Bien que ces alternatives ne représentent actuellement que 2 à 3%, il est essentiel de commencer quelque part. L’objectif est d’atteindre la neutralité carbone d’ici 2050, un but jugé réalisable selon un rapport du Conseil fédéralLien externe. En ce qui concerne nos infrastructures aéroportuaires, nous investissons des centaines de millions de francs pour atteindre la neutralité carbone d’ici 2040.

Vous êtes aussi impliqués dans huit aéroports dans des pays en développement. Quelle est la position de vos actionnaires étatiques à cet égard?

Être propriétaire, gestionnaire et constructeur d’aéroports à l’étranger fait partie de notre stratégie de diversification, basée sur nos compétences de base. Pour minimiser les risques, nous nous concentrons sur des infrastructures qui nécessitent impérativement des investissements privés pour répondre à une demande élevée, indépendamment de l’orientation politique des gouvernements nationaux respectifs. De plus, nous opérons principalement dans des pays tels que le Brésil ou l’Inde, qui bénéficient d’un historique positif en matière de privatisations.

Et il ne faut pas croire que nous ambitionnons de devenir le plus grand opérateur mondial d’aéroports: nous avons plutôt une approche opportuniste. Dans ce contexte, nos actionnaires étatiques (le canton et la ville de Zurich) soutiennent pleinement notre stratégie.

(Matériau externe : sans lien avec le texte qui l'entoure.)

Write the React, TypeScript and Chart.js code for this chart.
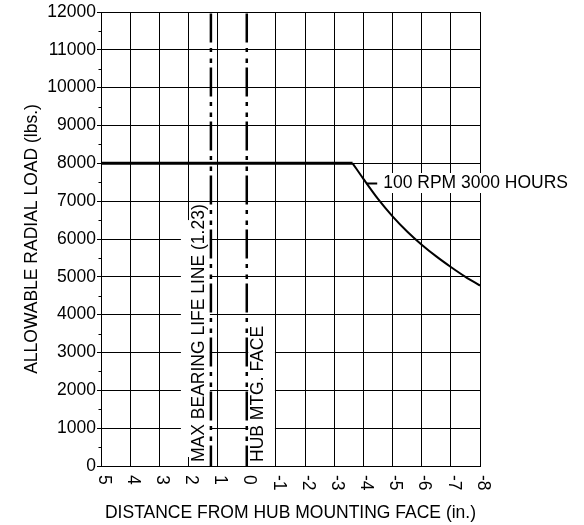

Citoyen suisse né en 1979, Lukas Brosi a rejoint Flughafen Zürich AG en 2009. Avant cela, il avait passé neuf ans chez UBS à Bâle et à Zurich, après avoir étudié l’économie d’entreprise à la Haute école spécialisée du Nord-Ouest de la Suisse. En 2017, il a été promu au poste de Chief Financial Officer de Flughafen Zürich et, en mai 2023, il a endossé le rôle de Chief Executive Officer.